Austerity measures

PML-N President and Prime Minister-elect Mian Nawaz Sharif has said that he will not only keep his cabinet small, but enforce a number of austerity measures, the most important being that he will not stay in PM House. He said this at a party consultative meeting on Wednesday at his Raiwind residence, when he said he would not have more than 26 ministers in his cabinet, and that Punjab ministers would not have as heavy protocol as they did now. It would be a pity that it took the present loadshedding crisis to move Mian Nawaz towards these measures, but it is likely that their enforcement will show the beneficial effects on the public exchequer. By limiting the size of the cabinet, Mian Nawaz will limit the number of freeloaders who want to live a luxurious lifestyle at the taxpayers’ expense, and by not using the PM House, he will be setting a personal example. The reduction in protocol for Punjab ministers should allow the differentiation between genuine security needs and the adoption of pomp and show in its name.
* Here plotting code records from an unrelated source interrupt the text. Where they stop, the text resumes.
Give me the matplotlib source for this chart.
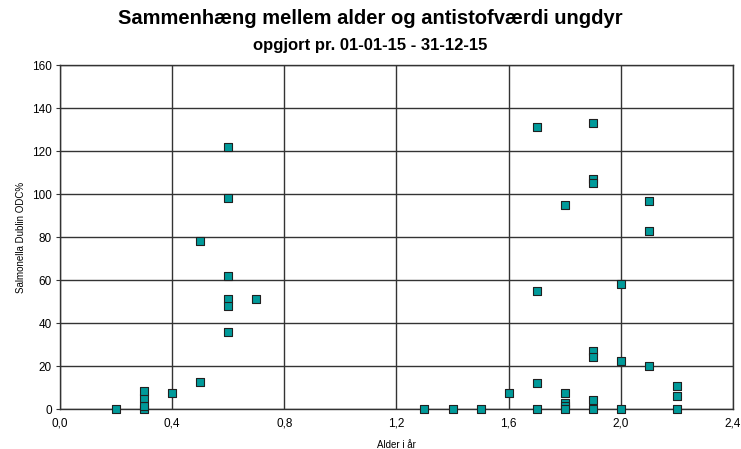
import matplotlib.pyplot as plt

plt.rcParams['font.family'] = ['Liberation Sans', 'DejaVu Sans']

# alder (år) og antistofværdi (ODC%)
alder = [0.2,
         0.3, 0.3, 0.3, 0.3,
         0.4,
         0.5, 0.5,
         0.6, 0.6, 0.6, 0.6, 0.6, 0.6,
         0.7,
         1.3, 1.4, 1.5,
         1.6,
         1.7, 1.7, 1.7, 1.7,
         1.8, 1.8, 1.8, 1.8, 1.8,
         1.9, 1.9, 1.9, 1.9, 1.9, 1.9, 1.9,
         2.0, 2.0, 2.0,
         2.1, 2.1, 2.1,
         2.2, 2.2, 2.2]
odc = [0,
       0, 1.5, 5, 8.5,
       7.5,
       78, 12.5,
       122, 98, 62, 51, 48, 36,
       51,
       0, 0, 0,
       7.5,
       131, 55, 12, 0,
       95, 7.5, 3, 1.5, 0,
       133, 107, 105, 27, 24, 4, 0,
       58, 22.5, 0,
       97, 83, 20,
       10.5, 6, 0]

xticks = [0.0, 0.4, 0.8, 1.2, 1.6, 2.0, 2.4]
xtick_labels = ['0,0', '0,4', '0,8', '1,2', '1,6', '2,0', '2,4']
yticks = [0, 20, 40, 60, 80, 100, 120, 140, 160]

fig = plt.figure(figsize=(7.41, 4.49), dpi=100)
ax = fig.add_axes([0.081, 0.089, 0.908, 0.766])

ax.scatter(alder, odc, marker='s', s=30, c='#009a9a', edgecolors='#202020',
           linewidths=0.8, zorder=3, clip_on=False)

ax.set_xlim(0, 2.4)
ax.set_ylim(0, 160)
ax.set_xticks(xticks)
ax.set_xticklabels(xtick_labels)
ax.set_yticks(yticks)
ax.grid(True, color='#333333', linewidth=1.0)
ax.set_axisbelow(True)
for s in ax.spines.values():
    s.set_color('#333333')
    s.set_linewidth(1.0)
ax.tick_params(axis='x', length=0, pad=6, labelsize=8.5)
ax.tick_params(axis='y', length=3, pad=3, labelsize=8.5, color='#333333')

ax.set_xlabel('Alder i år', fontsize=7, labelpad=8)
ax.set_ylabel('Salmonella Dublin ODC%', fontsize=7, labelpad=4)

fig.text(0.5, 0.958, 'Sammenhæng mellem alder og antistofværdi ungdyr',
         ha='center', va='center', fontsize=14.5, fontweight='bold')
fig.text(0.5, 0.898, 'opgjort pr. 01-01-15 - 31-12-15',
         ha='center', va='center', fontsize=12, fontweight='bold')

fig.savefig('out.png', dpi=100)
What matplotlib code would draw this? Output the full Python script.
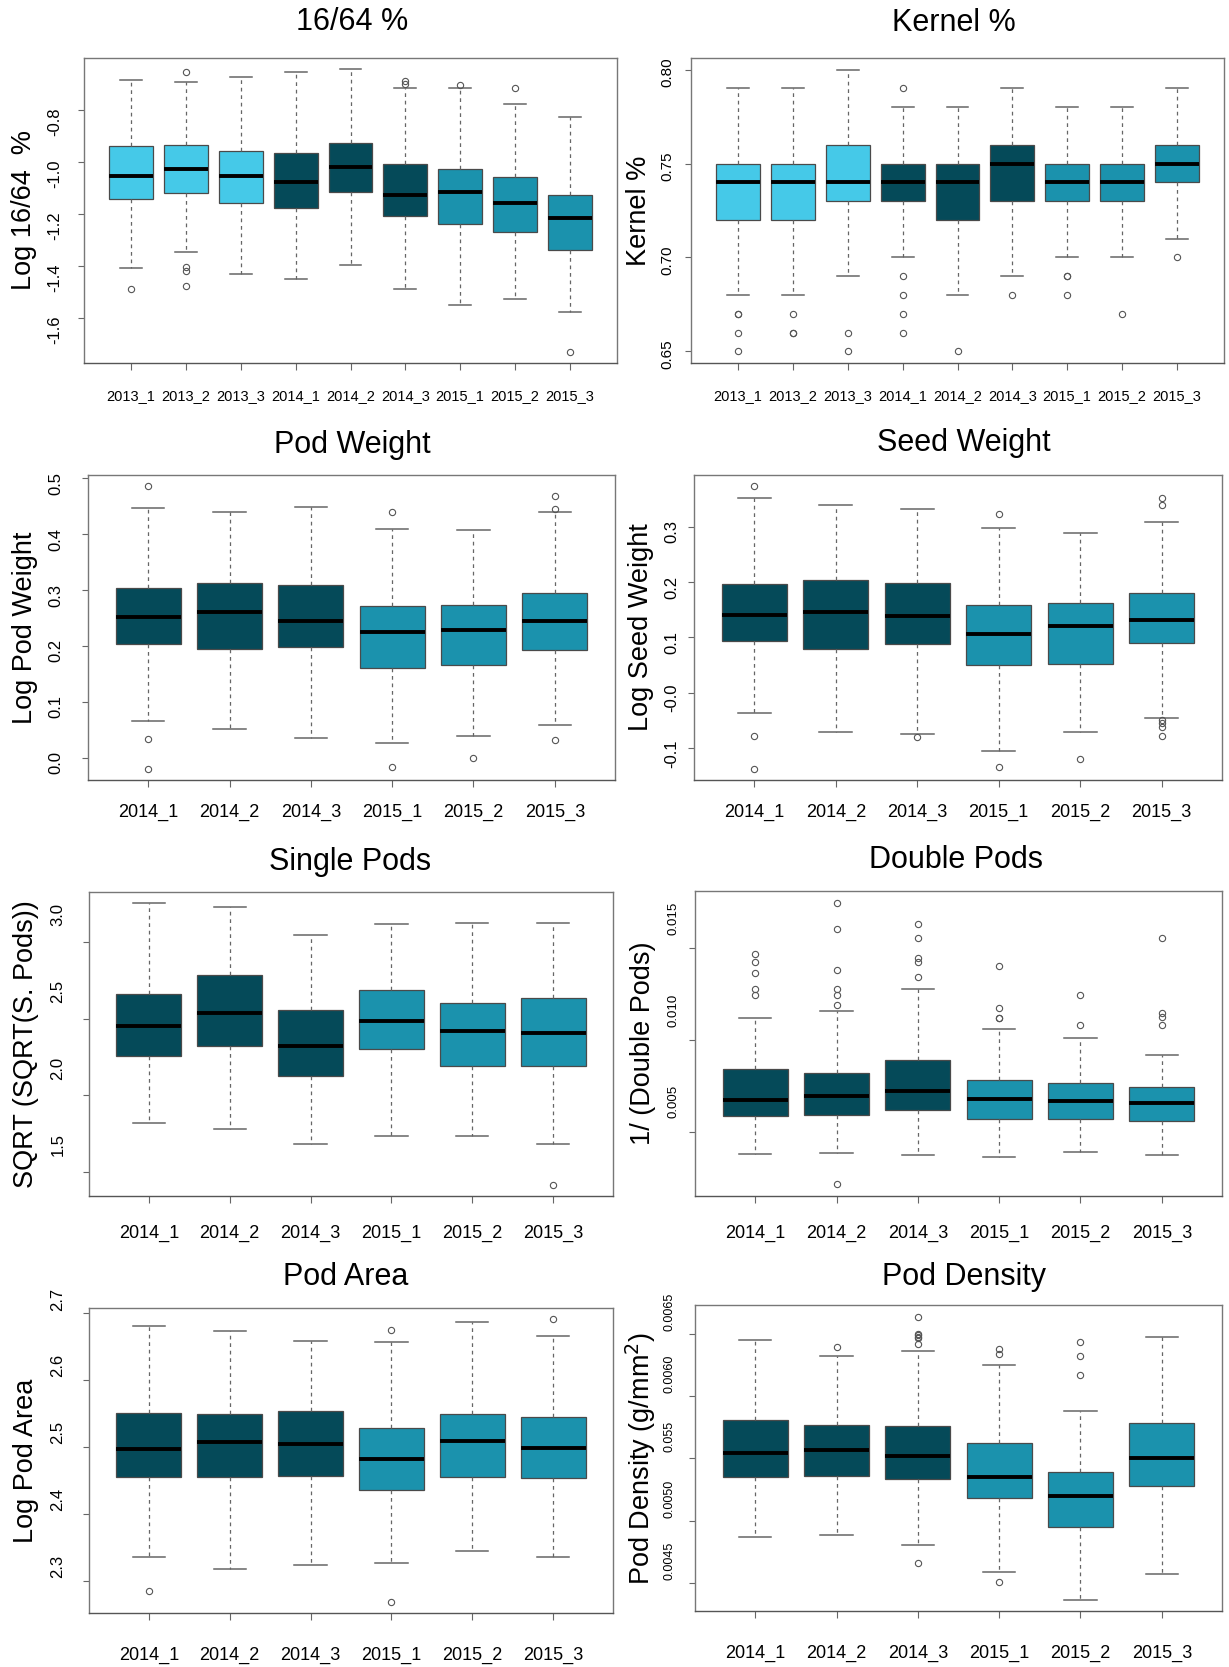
import matplotlib.pyplot as plt
from matplotlib.transforms import ScaledTranslation

plt.rcParams['font.family'] = ['Liberation Sans', 'DejaVu Sans']

# groups and colours
groups9 = ['2013_1', '2013_2', '2013_3', '2014_1', '2014_2', '2014_3', '2015_1', '2015_2', '2015_3']
groups6 = ['2014_1', '2014_2', '2014_3', '2015_1', '2015_2', '2015_3']
LIGHT, DARK, MID = '#45C9E8', '#054A59', '#1B92AD'
colors9 = [LIGHT] * 3 + [DARK] * 3 + [MID] * 3
colors6 = [DARK] * 3 + [MID] * 3

# 16/64 %
p1_lo = [-1.409, -1.349, -1.431, -1.450, -1.399, -1.490, -1.550, -1.529, -1.579]
p1_q1 = [-1.142, -1.122, -1.158, -1.179, -1.118, -1.209, -1.238, -1.269, -1.338]
p1_med = [-1.056, -1.027, -1.056, -1.077, -1.022, -1.128, -1.118, -1.158, -1.218]
p1_q3 = [-0.941, -0.937, -0.958, -0.968, -0.926, -1.008, -1.028, -1.059, -1.128]
p1_hi = [-0.685, -0.695, -0.674, -0.654, -0.644, -0.715, -0.715, -0.777, -0.826]
p1_out = [[-1.490], [-0.655, -1.406, -1.419, -1.479], [], [], [], [-0.688, -0.700],
          [-0.705], [-0.715], [-1.732]]

# Kernel %
k_lo = [0.68, 0.68, 0.69, 0.70, 0.68, 0.69, 0.70, 0.70, 0.71]
k_q1 = [0.72, 0.72, 0.73, 0.73, 0.72, 0.73, 0.73, 0.73, 0.74]
k_med = [0.74, 0.74, 0.74, 0.74, 0.74, 0.75, 0.74, 0.74, 0.75]
k_q3 = [0.75, 0.75, 0.76, 0.75, 0.75, 0.76, 0.75, 0.75, 0.76]
k_hi = [0.79, 0.79, 0.80, 0.78, 0.78, 0.79, 0.78, 0.78, 0.79]
k_out = [[0.67, 0.67, 0.66, 0.65], [0.67, 0.66, 0.66], [0.66, 0.65],
         [0.79, 0.69, 0.68, 0.67, 0.66], [0.65], [0.68], [0.69, 0.69, 0.68], [0.67], [0.70]]

# Pod Weight
pw_lo = [0.066, 0.051, 0.036, 0.027, 0.038, 0.058]
pw_q1 = [0.203, 0.195, 0.198, 0.161, 0.166, 0.193]
pw_med = [0.251, 0.260, 0.245, 0.225, 0.229, 0.244]
pw_q3 = [0.303, 0.312, 0.309, 0.272, 0.273, 0.294]
pw_hi = [0.447, 0.439, 0.449, 0.409, 0.408, 0.440]
pw_out = [[0.486, 0.033, -0.020], [], [], [0.439, -0.016], [-0.001], [0.468, 0.445, 0.032]]

# Seed Weight
sw_lo = [-0.037, -0.070, -0.074, -0.104, -0.070, -0.045]
sw_q1 = [0.094, 0.080, 0.088, 0.051, 0.053, 0.090]
sw_med = [0.141, 0.146, 0.139, 0.106, 0.120, 0.132]
sw_q3 = [0.197, 0.204, 0.198, 0.159, 0.162, 0.180]
sw_hi = [0.351, 0.338, 0.332, 0.298, 0.288, 0.309]
sw_out = [[0.373, -0.077, -0.137], [], [-0.080], [0.322, -0.133], [-0.120],
          [0.352, 0.338, -0.049, -0.055, -0.062, -0.077]]

# Single Pods
sp_lo = [1.822, 1.780, 1.685, 1.735, 1.735, 1.685]
sp_q1 = [2.257, 2.320, 2.126, 2.300, 2.191, 2.191]
sp_med = [2.450, 2.539, 2.322, 2.485, 2.417, 2.409]
sp_q3 = [2.661, 2.785, 2.554, 2.685, 2.604, 2.633]
sp_hi = [3.257, 3.226, 3.046, 3.115, 3.122, 3.122]
sp_out = [[], [], [], [], [], [1.417]]

# Double Pods
dp_lo = [0.00380, 0.00384, 0.00373, 0.00362, 0.00389, 0.00375]
dp_q1 = [0.00584, 0.00593, 0.00618, 0.00571, 0.00571, 0.00560]
dp_med = [0.00673, 0.00696, 0.00724, 0.00676, 0.00667, 0.00656]
dp_q3 = [0.00840, 0.00822, 0.00891, 0.00782, 0.00764, 0.00745]
dp_hi = [0.01122, 0.01160, 0.01278, 0.01060, 0.01009, 0.00916]
dp_out = [[0.01467, 0.01424, 0.01364, 0.01278, 0.01247],
          [0.01749, 0.01607, 0.01384, 0.01278, 0.01247, 0.01191, 0.00213],
          [0.01635, 0.01558, 0.01445, 0.01424, 0.01345],
          [0.01405, 0.01173, 0.01122, 0.01118],
          [0.01247, 0.01084],
          [0.01558, 0.01149, 0.01124, 0.01084]]

# Pod Area
pa_lo = [2.336, 2.318, 2.323, 2.326, 2.345, 2.335]
pa_q1 = [2.455, 2.455, 2.457, 2.436, 2.455, 2.454]
pa_med = [2.497, 2.507, 2.504, 2.482, 2.508, 2.498]
pa_q3 = [2.550, 2.549, 2.553, 2.528, 2.549, 2.545]
pa_hi = [2.681, 2.673, 2.658, 2.657, 2.686, 2.666]
pa_out = [[2.285], [], [], [2.674, 2.268], [], [2.691]]

# Pod Density
pd_lo = [0.004868, 0.004887, 0.004801, 0.004586, 0.004358, 0.004570]
pd_q1 = [0.005351, 0.005359, 0.005338, 0.005185, 0.004951, 0.005279]
pd_med = [0.005542, 0.005568, 0.005517, 0.005348, 0.005201, 0.005499]
pd_q3 = [0.005805, 0.005770, 0.005759, 0.005625, 0.005394, 0.005781]
pd_hi = [0.006454, 0.006323, 0.006360, 0.006248, 0.005880, 0.006476]
pd_out = [[], [0.006398], [0.006637, 0.006503, 0.006492, 0.006479, 0.006465, 0.006417, 0.004661],
          [0.006382, 0.006342, 0.004508], [0.006438, 0.006320, 0.006170], []]

W, H = 1229, 1667
fig = plt.figure(figsize=(W / 100, H / 100), dpi=100)


def panel(box, title, title_xy, ylabel, ylabel_x, groups, colors, stats,
          ylim, yticks, yticklabels, ysize, ypad, yshift, xsize, xpad):
    l, t, r, b = box
    ax = fig.add_axes([l / W, 1 - b / H, (r - l) / W, (b - t) / H])
    lo, q1, med, q3, hi, out = stats
    bstats = [dict(whislo=lo[i], q1=q1[i], med=med[i], q3=q3[i], whishi=hi[i],
                   fliers=out[i], label=groups[i]) for i in range(len(groups))]
    n = len(groups)
    res = ax.bxp(bstats, positions=range(1, n + 1), widths=0.8, patch_artist=True,
                 boxprops=dict(edgecolor='#4a4a4a', linewidth=0.9),
                 medianprops=dict(color='black', linewidth=2.8),
                 whiskerprops=dict(color='#666666', linewidth=0.9, linestyle=(0, (3, 3))),
                 capprops=dict(color='#666666', linewidth=1.1),
                 capwidths=0.4,
                 flierprops=dict(marker='o', markersize=4.5, markerfacecolor='none',
                                 markeredgecolor='#555555', markeredgewidth=0.8))
    for patch, c in zip(res['boxes'], colors):
        patch.set_facecolor(c)
    ax.set_xlim(0.5 - 0.04 * n, n + 0.5 + 0.04 * n)
    ax.set_ylim(*ylim)
    ax.set_yticks(yticks)
    ax.set_yticklabels(yticklabels)
    ax.tick_params(axis='y', labelrotation=90, labelsize=ysize, pad=ypad,
                   length=4, color='#666666')
    ax.tick_params(axis='x', labelsize=xsize, pad=xpad, length=5, color='#666666')
    for lab in ax.get_yticklabels():
        lab.set_verticalalignment('center')
        lab.set_transform(lab.get_transform() + ScaledTranslation(0, -yshift / 100, fig.dpi_scale_trans))
    for sp in ax.spines.values():
        sp.set_color('#777777')
        sp.set_linewidth(1.0)
    ax.spines['bottom'].set_color('#555555')
    fig.text(title_xy[0] / W, 1 - title_xy[1] / H, title, ha='center', va='center', fontsize=22)
    fig.text(ylabel_x / W, 1 - (t + b) / 2 / H, ylabel, ha='center', va='center',
             rotation=90, fontsize=19.5)
    return ax


panel((84, 58, 617, 363), '16/64 %', (352, 22), 'Log 16/64  %', 24, groups9, colors9,
      (p1_lo, p1_q1, p1_med, p1_q3, p1_hi, p1_out), (-1.774, -0.601),
      [-1.6, -1.4, -1.2, -1.0, -0.8], ['-1.6', '-1.4', '-1.2', '-1.0', '-0.8'],
      12, 12, 12, 10.5, 14)
panel((691, 58, 1224, 363), 'Kernel %', (954, 23), 'Kernel %', 639, groups9, colors9,
      (k_lo, k_q1, k_med, k_q3, k_hi, k_out), (0.6438, 0.8062),
      [0.65, 0.70, 0.75, 0.80], ['0.65', '0.70', '0.75', '0.80'],
      11, 8, 3, 10.5, 14)
panel((88, 475, 615, 780), 'Pod Weight', (352, 445), 'Log Pod Weight', 25, groups6, colors6,
      (pw_lo, pw_q1, pw_med, pw_q3, pw_hi, pw_out), (-0.040, 0.506),
      [0.0, 0.1, 0.2, 0.3, 0.4, 0.5], ['0.0', '0.1', '0.2', '0.3', '0.4', '0.5'],
      12, 14, 5, 13, 12)
panel((694, 475, 1222, 780), 'Seed Weight', (964, 443), 'Log Seed Weight', 641, groups6, colors6,
      (sw_lo, sw_q1, sw_med, sw_q3, sw_hi, sw_out), (-0.157, 0.393),
      [-0.1, 0.0, 0.1, 0.2, 0.3], ['-0.1', '-0.0', '0.1', '0.2', '0.3'],
      12, 6.5, 5, 13, 12)
panel((89, 892, 613, 1196), 'Single Pods', (350, 862), 'SQRT (SQRT(S. Pods))', 26, groups6, colors6,
      (sp_lo, sp_q1, sp_med, sp_q3, sp_hi, sp_out), (1.343, 3.326),
      [1.5, 2.0, 2.5, 3.0], ['1.5', '2.0', '2.5', '3.0'],
      12, 13, -27, 13, 16)
panel((695, 891, 1222, 1196), 'Double Pods', (956, 860), '1/ (Double Pods)', 643, groups6, colors6,
      (dp_lo, dp_q1, dp_med, dp_q3, dp_hi, dp_out), (0.00149, 0.01813),
      [0.005, 0.010, 0.015], ['0.005', '0.010', '0.015'],
      9.5, 7, -30, 13, 16)
panel((89, 1308, 613, 1613), 'Pod Area', (346, 1277), 'Log Pod Area', 26, groups6, colors6,
      (pa_lo, pa_q1, pa_med, pa_q3, pa_hi, pa_out), (2.2517, 2.7075),
      [2.3, 2.4, 2.5, 2.6, 2.7], ['2.3', '2.4', '2.5', '2.6', '2.7'],
      12, 13, -14, 13, 19)
panel((695, 1305, 1222, 1611), 'Pod Density', (964, 1277), 'Pod Density (g/mm$^2$)', 641, groups6, colors6,
      (pd_lo, pd_q1, pd_med, pd_q3, pd_hi, pd_out), (0.004272, 0.006734),
      [0.0045, 0.0050, 0.0055, 0.0060, 0.0065], ['0.0045', '0.0050', '0.055', '0.0060', '0.0065'],
      9, 10, -22, 13, 19)

fig.savefig('out.png', dpi=100)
Where Punjab is to adopt a lower protocol for ministers, Chief Minister-designate Mian Shahbaz Sharif has written to PML-N Punjab MPAs, calling on them to adopt austerity measures to mitigate the effects of loadshedding. There must be further measures to prevent legislators and ministers from living a luxurious lifestyle at the taxpayer’s expense. At the same time, this must not serve as a substitute for actually doing something about loadshedding. The PML-N leadership must not think that these steps are a substitute for the relief they seek from loadshedding at the height of the hot weather. If the incoming government can ensure, as it thinks it can, that loadshedding is reduced two or three hours every six months, that should not provide an excuse for any relaxation in the measures. It is in the fitness of things for these measures to be replicated by other provincial governments, and there must be no excuses made about the need to maintain coalitions.
The nation does not need any alleviation in loadshedding to be followed by an increase in ministerial perks. Those perks have already made the voting public uneasy, and have caused the voter to punish the ministers of the previous cabinet, so many of whom were defeated in the last poll, including the head of the cabinet, the former Prime Minister himself. The PML-N should realise that austerity is required in good governance, and it is only when the Prime Minister and his ministers show they are beyond perks that they can rein in the bureaucracy’s extravagances.